My idea is that sometimes they do forget. That is their glory. Holding a philosophy which excludes humanity, they yet remain human. At the sight of injustice they throw all their Naturalism to the winds and speak like men and like men of genius. They know far better than they think they know. But at other times, I suspect they are trusting in a supposed way of escape from their difficulty.

It works—or seems to work—like this. They say to themselves, ‘Ah, yes. Morality’—or ‘bourgeois morality’ or ‘conventional morality’ or ‘traditional morality’ or some such addition—‘Morality is an illusion. But we have found out what modes of behaviour will in fact preserve the human race alive. That is the behaviour we are pressing you to adopt. Pray don’t mistake us for moralists.
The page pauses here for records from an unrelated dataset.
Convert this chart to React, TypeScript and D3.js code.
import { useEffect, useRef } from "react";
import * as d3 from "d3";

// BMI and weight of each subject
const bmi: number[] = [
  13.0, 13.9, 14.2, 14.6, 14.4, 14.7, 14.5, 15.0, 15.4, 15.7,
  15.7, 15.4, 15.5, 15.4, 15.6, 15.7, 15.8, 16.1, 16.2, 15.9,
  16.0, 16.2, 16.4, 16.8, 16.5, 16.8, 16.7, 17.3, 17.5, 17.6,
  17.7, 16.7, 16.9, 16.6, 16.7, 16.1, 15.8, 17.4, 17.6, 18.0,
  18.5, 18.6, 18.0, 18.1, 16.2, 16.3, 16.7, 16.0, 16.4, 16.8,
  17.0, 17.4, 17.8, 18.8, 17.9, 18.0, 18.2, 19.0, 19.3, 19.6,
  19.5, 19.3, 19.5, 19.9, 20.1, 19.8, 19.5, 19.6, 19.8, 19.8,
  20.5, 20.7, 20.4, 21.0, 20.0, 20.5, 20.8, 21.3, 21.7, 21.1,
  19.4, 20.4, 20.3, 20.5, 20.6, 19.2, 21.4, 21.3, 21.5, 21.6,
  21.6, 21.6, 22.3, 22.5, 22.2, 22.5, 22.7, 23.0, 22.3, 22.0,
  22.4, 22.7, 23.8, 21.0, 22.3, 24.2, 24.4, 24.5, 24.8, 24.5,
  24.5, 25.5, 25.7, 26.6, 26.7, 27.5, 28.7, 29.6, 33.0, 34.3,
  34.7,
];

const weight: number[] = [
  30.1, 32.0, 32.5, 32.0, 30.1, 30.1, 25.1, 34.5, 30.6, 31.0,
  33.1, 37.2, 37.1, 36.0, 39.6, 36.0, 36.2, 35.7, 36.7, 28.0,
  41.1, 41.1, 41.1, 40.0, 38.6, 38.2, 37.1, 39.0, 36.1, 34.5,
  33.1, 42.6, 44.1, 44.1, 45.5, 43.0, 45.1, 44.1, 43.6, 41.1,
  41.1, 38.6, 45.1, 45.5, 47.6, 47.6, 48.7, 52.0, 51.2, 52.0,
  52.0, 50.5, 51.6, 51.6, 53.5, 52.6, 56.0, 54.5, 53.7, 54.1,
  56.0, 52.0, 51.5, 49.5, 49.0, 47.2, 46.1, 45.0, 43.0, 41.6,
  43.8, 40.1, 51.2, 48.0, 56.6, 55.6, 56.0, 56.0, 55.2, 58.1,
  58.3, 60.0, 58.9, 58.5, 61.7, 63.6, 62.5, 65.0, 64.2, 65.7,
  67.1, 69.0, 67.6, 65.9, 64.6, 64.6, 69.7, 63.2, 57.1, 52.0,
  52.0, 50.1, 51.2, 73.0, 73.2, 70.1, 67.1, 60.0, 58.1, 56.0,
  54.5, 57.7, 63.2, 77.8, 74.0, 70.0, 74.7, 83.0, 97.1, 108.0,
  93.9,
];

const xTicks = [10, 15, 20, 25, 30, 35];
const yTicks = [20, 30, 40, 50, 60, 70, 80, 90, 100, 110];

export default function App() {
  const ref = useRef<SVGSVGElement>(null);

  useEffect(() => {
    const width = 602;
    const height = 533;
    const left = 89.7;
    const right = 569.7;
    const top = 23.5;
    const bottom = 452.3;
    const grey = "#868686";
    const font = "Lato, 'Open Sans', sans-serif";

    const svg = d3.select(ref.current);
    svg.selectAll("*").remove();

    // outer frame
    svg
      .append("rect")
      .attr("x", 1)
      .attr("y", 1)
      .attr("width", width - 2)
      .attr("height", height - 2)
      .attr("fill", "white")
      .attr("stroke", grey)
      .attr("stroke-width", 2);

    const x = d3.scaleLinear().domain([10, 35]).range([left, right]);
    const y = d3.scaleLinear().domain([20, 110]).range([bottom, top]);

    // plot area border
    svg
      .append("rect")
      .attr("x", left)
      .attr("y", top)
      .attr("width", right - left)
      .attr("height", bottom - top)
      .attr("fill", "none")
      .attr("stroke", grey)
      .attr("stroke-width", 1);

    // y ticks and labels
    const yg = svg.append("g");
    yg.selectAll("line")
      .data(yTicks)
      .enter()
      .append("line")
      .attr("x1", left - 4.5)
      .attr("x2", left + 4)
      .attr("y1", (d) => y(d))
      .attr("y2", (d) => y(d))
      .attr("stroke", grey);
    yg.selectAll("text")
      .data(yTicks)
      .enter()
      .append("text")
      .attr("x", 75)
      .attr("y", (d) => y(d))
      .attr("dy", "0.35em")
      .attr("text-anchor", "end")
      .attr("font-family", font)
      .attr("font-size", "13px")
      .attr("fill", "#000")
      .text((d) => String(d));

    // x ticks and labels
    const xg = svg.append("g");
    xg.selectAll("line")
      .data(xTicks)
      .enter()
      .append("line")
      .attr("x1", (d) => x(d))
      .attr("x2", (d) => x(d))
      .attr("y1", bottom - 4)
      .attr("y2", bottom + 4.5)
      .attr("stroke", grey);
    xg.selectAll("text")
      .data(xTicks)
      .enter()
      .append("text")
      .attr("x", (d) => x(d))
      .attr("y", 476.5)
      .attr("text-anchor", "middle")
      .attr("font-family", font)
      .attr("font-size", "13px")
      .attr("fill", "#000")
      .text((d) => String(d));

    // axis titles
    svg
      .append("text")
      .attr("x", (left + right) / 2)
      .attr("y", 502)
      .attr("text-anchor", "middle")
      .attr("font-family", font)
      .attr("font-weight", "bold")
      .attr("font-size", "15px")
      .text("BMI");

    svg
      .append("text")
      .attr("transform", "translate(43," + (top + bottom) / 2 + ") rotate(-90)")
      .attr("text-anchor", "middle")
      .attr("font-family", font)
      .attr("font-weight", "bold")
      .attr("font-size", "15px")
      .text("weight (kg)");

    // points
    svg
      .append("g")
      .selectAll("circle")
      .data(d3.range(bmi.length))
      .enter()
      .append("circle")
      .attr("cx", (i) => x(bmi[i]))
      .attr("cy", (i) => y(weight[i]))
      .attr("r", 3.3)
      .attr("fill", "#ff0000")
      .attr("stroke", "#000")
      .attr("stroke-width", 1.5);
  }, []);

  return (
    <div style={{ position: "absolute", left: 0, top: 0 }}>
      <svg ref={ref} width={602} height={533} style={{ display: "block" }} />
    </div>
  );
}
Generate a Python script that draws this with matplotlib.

We are under an entirely new management’…just as if this would help. It would help only if we grant, firstly, that life is better than death and, secondly, that we ought to care for the lives of our descendants as much as, or more than, for our own. And both these are moral judgements which have, like all others, been explained away by Naturalism. Of course, having been conditioned by Nature in a certain way, we do feel thus about life and about posterity. But the Naturalists have cured us of mistaking these feelings for insights into what we once called ‘real value’. Now that I know that my impulse to serve posterity is just the same kind of thing as my fondness for cheese—now that its transcendental pretensions have been exposed for a sham—do you think I shall pay much attention to it? When it happens to be strong (and it has grown considerably weaker since you explained to me its real nature) I suppose I shall obey it. When it is weak, I shall put my money into cheese. There can be no reason for trying to whip up and encourage the one impulse rather than the other. Not now that I know what they both are. The Naturalists must not destroy all my reverence for conscience on Monday and expect to find me still venerating it on Tuesday.

There is no escape along those lines. If we are to continue to make moral judgements (and whatever we say we shall in fact continue) then we must believe that the conscience of man is not a product of Nature.